Para tal tarea en la declaración de intenciones de los convocantes del congreso se rechaza la idea de la filosofía como una –cito– «actividad teórica privada de todo contexto material y entendida como ocupación ensimismada». Hay, pues, una exhortación explícita y enfatizada a que el filósofo se comprometa con la realidad que le ha tocado vivir, que se inserte en los entornos materiales y culturales concretos, que colabore con las ciencias sociales y humanas con el fin de exponer los tejidos sociales, académicos y políticos que frenan el libre pensamiento, condición de posibilidad de la genuina libertad a la que antes se apelaba.
La precariedad laboral y económica, que es efecto indisociable de las omnímodas prácticas neoliberales, se encuentra en el origen de ese sufrimiento social que desmoviliza tanto el pensamiento crítico como la acción emancipadora. Se trata en definitiva de dar legitimación pública a un trabajo intelectual que no puede permitirse el lujo de quedarse circunscrito al ámbito académico que así quedaría reducido a un gueto de docencia e investigación elitistas.
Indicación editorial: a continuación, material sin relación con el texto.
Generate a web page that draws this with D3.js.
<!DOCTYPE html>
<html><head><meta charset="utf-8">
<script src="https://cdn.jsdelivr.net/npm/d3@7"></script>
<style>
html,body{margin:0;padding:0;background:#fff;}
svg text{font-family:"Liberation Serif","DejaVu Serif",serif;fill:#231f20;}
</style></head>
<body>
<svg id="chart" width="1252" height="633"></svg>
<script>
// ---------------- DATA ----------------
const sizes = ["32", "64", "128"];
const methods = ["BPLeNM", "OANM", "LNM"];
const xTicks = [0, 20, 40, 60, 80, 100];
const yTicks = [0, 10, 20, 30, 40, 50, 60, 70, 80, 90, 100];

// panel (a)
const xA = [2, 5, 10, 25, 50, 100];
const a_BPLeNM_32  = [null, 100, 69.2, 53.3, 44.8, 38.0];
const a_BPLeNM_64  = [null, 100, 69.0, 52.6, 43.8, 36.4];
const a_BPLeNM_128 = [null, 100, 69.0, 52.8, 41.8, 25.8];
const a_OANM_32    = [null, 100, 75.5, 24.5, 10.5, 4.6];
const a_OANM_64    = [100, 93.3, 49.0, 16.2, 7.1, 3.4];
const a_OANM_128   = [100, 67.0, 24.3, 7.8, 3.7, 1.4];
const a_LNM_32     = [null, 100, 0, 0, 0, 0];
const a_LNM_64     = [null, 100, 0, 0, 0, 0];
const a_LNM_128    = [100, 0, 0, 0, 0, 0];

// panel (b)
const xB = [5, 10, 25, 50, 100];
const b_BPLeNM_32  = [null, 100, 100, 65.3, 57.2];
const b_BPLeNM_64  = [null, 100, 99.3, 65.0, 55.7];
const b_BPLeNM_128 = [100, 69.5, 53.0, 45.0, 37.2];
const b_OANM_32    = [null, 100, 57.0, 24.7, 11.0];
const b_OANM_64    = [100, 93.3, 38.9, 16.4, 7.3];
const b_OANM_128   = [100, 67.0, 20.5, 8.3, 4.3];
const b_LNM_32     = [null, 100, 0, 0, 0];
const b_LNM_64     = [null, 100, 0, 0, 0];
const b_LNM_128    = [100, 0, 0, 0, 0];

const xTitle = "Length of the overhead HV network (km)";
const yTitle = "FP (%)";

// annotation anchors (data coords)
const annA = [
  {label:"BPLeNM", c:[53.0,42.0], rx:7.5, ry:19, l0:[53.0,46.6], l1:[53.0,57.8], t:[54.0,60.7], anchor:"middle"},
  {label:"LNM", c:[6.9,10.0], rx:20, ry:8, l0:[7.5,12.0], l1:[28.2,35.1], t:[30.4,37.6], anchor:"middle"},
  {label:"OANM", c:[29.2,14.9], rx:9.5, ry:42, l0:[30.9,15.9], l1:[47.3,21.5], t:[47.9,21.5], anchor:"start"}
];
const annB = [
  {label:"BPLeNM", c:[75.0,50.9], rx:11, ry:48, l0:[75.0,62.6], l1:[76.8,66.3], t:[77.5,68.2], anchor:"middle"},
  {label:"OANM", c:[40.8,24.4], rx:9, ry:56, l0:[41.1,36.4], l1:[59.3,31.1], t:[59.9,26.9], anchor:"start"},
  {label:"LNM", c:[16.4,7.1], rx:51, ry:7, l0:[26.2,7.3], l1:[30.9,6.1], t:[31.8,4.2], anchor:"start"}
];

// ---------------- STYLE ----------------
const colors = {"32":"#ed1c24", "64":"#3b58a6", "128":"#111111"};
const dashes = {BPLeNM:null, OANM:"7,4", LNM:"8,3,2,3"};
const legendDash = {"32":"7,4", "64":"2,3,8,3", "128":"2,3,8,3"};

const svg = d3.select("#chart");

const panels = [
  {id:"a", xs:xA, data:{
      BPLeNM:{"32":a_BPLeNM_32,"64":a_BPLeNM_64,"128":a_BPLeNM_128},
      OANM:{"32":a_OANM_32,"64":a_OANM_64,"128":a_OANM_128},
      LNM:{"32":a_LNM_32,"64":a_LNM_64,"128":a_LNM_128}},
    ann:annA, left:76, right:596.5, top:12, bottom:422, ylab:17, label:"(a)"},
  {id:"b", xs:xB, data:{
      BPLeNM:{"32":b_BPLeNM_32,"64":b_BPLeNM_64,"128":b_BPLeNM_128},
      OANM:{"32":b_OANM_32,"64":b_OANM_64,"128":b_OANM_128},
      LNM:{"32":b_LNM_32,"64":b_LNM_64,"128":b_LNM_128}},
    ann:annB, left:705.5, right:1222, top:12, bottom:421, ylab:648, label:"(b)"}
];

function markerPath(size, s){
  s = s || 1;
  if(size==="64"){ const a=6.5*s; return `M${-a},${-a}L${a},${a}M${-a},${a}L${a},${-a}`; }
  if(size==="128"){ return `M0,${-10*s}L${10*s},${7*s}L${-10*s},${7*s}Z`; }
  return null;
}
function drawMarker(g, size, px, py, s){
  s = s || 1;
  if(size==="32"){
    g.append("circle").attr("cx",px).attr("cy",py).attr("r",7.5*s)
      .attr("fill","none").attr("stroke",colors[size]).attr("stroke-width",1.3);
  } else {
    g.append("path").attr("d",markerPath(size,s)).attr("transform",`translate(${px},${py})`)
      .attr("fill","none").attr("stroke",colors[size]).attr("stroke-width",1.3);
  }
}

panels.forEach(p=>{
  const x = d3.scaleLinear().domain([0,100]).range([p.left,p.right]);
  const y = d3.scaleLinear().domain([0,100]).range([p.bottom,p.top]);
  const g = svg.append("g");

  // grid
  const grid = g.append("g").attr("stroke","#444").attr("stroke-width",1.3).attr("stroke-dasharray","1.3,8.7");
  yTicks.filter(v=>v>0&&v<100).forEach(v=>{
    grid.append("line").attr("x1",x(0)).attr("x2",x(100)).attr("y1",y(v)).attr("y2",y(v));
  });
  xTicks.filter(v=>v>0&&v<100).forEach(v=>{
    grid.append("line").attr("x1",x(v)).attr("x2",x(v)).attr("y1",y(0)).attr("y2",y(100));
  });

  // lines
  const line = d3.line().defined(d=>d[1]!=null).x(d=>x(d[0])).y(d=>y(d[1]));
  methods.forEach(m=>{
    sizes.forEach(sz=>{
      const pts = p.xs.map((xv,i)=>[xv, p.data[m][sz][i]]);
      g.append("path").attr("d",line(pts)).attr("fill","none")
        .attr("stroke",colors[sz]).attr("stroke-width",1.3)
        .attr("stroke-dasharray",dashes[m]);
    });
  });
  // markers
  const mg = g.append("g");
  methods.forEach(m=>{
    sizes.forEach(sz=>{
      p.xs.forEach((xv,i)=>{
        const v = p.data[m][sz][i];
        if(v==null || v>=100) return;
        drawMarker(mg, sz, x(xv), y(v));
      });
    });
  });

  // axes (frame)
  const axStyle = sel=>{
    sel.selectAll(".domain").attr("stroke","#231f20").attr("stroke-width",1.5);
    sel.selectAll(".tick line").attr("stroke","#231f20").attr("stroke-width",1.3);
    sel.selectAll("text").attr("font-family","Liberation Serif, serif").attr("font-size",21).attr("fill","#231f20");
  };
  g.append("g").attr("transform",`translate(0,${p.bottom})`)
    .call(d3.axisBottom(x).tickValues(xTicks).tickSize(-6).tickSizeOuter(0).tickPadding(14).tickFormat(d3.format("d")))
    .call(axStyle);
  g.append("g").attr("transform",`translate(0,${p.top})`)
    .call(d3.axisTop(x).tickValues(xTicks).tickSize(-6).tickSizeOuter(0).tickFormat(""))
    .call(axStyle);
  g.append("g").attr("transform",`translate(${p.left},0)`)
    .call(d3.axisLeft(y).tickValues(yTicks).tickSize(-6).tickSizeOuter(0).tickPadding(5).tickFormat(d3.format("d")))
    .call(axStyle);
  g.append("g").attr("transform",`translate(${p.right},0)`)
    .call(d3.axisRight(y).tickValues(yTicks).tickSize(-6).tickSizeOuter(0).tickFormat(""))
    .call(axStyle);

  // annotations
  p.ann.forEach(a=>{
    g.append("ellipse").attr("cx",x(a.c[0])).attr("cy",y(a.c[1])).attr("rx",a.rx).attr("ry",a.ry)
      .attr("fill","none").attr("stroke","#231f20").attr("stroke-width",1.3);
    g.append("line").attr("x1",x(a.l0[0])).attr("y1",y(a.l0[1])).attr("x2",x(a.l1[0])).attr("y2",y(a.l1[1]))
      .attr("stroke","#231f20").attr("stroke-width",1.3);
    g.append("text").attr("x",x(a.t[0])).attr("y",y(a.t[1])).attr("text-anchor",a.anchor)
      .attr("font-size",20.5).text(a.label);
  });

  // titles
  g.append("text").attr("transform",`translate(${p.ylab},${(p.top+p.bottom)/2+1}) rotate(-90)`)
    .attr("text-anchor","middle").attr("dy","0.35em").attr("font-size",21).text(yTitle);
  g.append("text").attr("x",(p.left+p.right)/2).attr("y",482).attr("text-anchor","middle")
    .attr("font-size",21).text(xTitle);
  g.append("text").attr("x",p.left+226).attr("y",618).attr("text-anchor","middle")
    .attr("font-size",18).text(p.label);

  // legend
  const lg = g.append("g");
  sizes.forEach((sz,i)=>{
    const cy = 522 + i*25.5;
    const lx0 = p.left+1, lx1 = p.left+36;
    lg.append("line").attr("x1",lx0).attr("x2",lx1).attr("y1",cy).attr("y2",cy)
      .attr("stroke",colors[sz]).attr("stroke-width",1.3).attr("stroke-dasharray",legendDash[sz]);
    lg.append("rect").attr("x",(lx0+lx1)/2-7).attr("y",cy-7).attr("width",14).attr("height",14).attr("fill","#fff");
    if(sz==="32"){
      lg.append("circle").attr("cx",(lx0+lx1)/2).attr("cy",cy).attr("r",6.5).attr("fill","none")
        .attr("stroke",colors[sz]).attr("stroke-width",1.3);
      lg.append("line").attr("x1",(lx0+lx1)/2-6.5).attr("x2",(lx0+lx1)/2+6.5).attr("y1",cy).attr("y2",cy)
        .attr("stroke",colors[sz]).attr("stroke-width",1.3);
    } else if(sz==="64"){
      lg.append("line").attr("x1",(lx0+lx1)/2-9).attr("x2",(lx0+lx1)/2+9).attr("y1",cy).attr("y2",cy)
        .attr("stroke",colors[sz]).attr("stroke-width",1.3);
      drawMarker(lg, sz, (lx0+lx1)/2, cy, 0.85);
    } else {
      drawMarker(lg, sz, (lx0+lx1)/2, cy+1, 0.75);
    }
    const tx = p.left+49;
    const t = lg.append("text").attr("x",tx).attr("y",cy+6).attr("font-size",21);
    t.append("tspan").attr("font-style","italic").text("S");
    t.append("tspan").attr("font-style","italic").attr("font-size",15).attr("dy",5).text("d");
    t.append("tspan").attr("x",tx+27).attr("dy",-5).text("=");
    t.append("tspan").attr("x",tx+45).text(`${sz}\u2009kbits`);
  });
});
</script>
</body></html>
En los inicios históricos la filosofía estuvo inseparablemente vinculada al ágora y hoy más que nunca debe seguir estándolo ofreciéndose al espacio público y comprometiéndose con la sociedad civil. Eso sí, hace falta que la mirada de la gente se dirija hacia quienes le proponen un ejercicio de reflexión que exige de la atención colectiva y sostenida en el tiempo. Únicamente de esta forma podrá la humanidad beneficiarse de eso que Russel colocaba entre los bienes del espíritu y que definía como «la contemplación en el puro deseo de la verdad». Compartida con los demás esa excelsa actividad –escribe el filósofo inglés– «nos hace ciudadanos del universo, no de una ciudad amurallada en guerra con todo lo demás. En esta ciudadanía del universo consiste la verdadera libertad del hombre, y su liberación del sometimiento a las estrechas esperanzas y los miedos».